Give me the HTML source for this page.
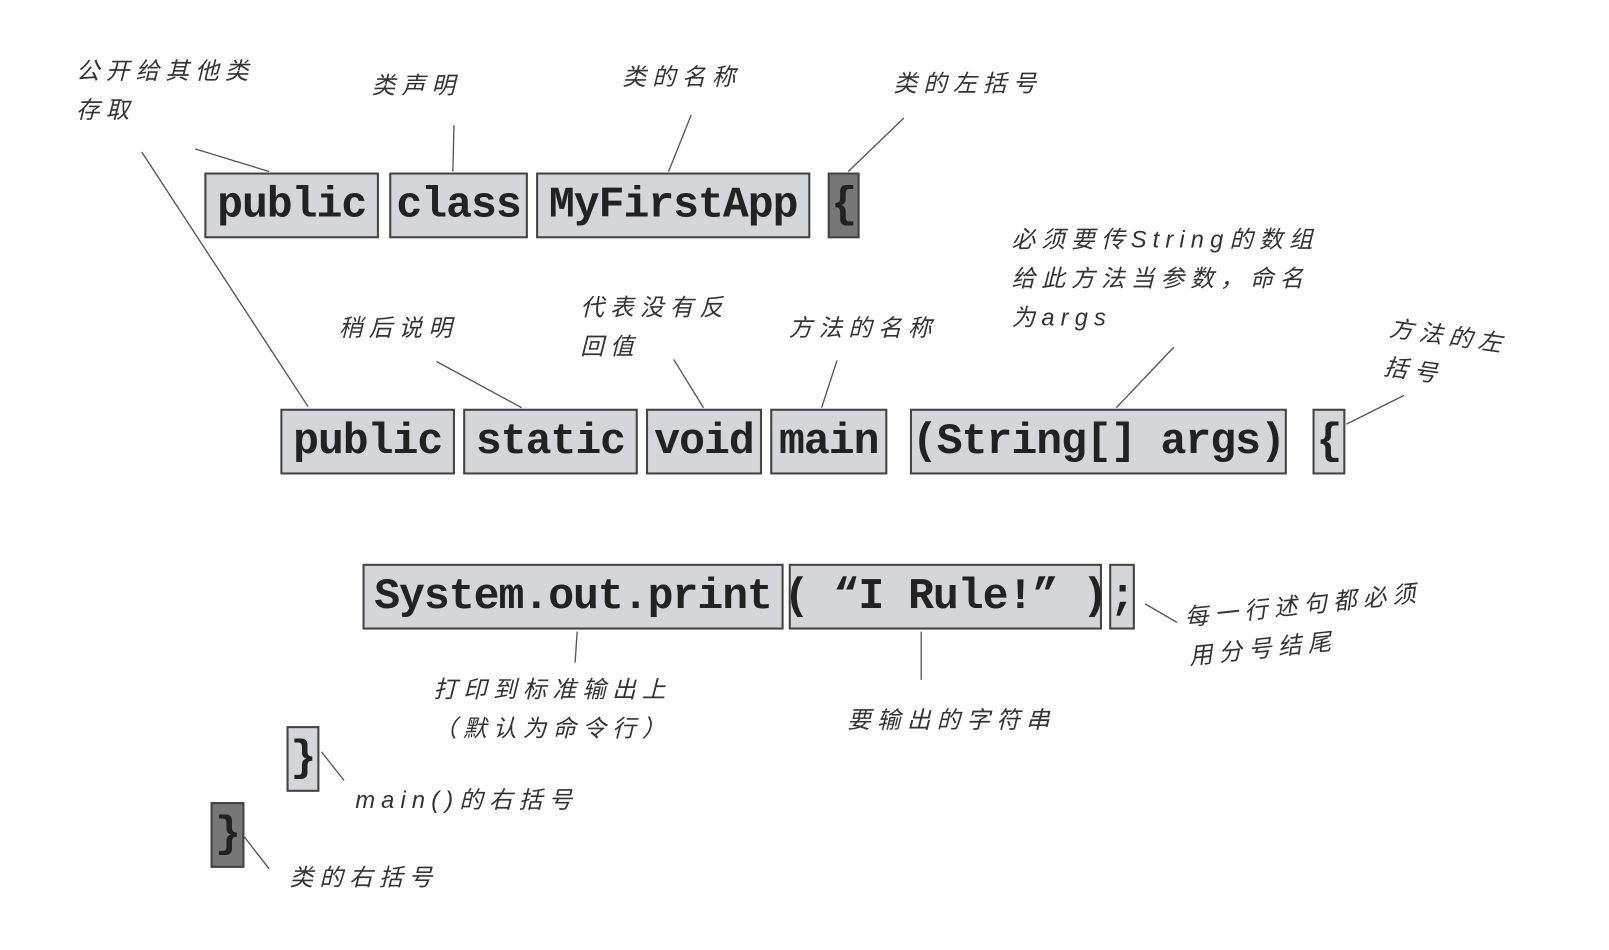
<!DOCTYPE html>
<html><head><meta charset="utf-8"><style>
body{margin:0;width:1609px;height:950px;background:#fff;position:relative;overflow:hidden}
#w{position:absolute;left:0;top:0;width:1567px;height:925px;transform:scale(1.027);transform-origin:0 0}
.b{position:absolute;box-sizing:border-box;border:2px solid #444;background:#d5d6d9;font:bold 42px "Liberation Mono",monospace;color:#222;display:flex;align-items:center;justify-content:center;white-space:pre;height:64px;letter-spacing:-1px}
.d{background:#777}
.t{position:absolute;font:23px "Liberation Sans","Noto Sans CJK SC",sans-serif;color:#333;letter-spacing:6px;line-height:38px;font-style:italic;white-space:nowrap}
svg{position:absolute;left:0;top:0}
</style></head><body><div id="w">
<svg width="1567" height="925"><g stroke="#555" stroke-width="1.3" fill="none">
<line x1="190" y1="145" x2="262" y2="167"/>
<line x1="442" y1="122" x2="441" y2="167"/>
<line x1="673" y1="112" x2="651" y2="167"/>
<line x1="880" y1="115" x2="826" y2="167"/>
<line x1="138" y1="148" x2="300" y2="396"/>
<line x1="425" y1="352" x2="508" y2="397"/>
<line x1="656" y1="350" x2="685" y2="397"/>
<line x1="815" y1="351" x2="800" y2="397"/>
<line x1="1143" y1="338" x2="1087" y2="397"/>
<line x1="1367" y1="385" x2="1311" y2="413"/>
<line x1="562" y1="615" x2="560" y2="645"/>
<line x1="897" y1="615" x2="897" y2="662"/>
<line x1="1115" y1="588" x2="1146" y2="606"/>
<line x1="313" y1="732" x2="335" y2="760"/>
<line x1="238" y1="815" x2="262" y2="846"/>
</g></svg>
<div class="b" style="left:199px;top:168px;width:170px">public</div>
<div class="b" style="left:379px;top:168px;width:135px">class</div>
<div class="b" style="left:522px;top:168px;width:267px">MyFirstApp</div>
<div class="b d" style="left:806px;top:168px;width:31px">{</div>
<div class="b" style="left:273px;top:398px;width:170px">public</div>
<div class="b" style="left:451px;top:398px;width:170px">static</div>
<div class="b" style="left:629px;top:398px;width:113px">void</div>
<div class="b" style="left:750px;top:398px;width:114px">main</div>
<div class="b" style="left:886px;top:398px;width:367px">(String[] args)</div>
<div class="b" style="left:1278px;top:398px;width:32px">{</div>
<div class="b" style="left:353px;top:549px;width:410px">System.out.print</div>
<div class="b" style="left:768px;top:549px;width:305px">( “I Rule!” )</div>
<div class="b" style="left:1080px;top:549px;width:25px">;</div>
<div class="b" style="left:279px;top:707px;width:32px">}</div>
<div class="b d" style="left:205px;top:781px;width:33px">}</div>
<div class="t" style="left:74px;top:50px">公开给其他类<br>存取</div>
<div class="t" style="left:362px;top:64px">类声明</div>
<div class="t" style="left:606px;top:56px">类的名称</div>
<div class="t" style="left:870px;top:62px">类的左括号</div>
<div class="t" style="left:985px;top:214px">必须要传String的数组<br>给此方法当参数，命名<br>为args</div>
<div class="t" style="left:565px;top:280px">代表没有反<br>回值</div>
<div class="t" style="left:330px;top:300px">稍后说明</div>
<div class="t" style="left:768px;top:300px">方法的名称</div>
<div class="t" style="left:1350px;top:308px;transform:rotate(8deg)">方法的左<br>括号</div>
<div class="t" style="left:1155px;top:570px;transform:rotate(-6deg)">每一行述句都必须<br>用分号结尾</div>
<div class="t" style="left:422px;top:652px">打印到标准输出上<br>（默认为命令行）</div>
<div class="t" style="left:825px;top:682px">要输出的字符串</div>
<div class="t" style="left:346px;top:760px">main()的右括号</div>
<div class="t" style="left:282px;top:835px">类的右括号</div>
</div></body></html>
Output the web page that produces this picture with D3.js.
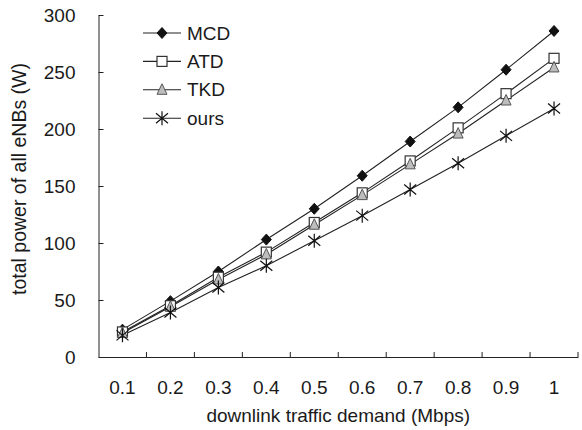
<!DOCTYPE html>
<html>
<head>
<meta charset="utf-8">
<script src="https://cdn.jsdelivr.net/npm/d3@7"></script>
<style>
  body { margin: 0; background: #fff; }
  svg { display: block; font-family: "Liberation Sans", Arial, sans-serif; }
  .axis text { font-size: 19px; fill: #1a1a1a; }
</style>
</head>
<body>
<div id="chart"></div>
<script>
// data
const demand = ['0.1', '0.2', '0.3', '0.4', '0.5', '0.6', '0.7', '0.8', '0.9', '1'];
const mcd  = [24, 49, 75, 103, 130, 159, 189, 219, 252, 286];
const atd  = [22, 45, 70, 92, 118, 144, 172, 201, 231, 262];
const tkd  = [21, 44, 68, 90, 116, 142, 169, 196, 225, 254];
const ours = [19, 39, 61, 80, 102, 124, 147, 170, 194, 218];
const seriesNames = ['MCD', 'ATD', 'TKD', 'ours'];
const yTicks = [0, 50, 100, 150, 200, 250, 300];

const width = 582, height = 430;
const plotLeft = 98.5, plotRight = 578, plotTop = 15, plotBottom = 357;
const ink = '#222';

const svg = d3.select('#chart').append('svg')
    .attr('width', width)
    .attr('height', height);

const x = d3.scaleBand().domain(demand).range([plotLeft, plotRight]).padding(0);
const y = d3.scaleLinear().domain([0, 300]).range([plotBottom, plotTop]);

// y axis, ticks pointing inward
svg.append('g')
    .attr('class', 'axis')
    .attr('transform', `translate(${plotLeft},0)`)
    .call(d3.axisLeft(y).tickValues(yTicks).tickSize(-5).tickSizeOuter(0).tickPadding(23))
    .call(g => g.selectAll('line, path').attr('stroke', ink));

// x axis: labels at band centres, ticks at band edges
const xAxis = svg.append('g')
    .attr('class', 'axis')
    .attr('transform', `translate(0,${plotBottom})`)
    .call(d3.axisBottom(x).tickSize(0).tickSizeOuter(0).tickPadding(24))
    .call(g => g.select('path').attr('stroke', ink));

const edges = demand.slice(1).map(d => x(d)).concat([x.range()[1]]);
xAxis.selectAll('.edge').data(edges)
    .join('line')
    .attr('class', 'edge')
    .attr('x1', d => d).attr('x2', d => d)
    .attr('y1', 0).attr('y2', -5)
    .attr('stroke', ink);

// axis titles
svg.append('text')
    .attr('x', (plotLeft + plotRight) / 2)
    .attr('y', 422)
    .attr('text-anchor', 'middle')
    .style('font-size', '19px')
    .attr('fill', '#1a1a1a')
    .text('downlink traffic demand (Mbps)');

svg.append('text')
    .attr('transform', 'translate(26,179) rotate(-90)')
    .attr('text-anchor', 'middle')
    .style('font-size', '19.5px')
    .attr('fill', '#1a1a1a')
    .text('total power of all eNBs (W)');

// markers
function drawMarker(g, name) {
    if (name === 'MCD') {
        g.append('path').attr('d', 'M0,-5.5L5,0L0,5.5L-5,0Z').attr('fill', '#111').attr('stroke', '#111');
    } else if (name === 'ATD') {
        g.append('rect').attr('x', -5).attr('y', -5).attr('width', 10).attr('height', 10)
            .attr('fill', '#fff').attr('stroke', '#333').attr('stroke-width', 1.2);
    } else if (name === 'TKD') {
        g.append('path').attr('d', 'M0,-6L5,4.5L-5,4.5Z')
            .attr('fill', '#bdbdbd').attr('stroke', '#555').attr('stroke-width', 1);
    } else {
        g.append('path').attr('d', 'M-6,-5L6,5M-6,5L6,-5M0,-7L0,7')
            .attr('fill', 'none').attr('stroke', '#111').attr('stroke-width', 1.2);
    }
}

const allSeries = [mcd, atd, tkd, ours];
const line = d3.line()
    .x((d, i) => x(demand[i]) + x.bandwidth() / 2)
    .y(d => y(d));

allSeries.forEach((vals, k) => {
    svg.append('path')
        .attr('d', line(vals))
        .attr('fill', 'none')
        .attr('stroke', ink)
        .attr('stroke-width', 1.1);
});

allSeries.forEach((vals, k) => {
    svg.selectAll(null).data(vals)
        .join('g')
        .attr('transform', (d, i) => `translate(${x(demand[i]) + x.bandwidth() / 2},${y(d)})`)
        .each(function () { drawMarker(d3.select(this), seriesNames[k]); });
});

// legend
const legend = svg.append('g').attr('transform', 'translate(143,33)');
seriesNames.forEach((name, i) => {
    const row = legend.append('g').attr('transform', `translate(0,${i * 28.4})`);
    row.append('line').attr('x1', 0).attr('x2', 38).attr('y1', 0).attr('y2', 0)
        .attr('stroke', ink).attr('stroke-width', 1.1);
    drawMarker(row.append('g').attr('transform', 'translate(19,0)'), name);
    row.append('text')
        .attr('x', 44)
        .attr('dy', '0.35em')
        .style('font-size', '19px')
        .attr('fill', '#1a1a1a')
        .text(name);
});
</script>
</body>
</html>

● WRITTEN INSTRUCTION
From the records above, copy every line that holds the word "this".

● WRITTEN RESPONSE
Give me the HTML source for this page.
Output the web page that produces this picture with D3.js.
        .each(function () { drawMarker(d3.select(this), seriesNames[k]); });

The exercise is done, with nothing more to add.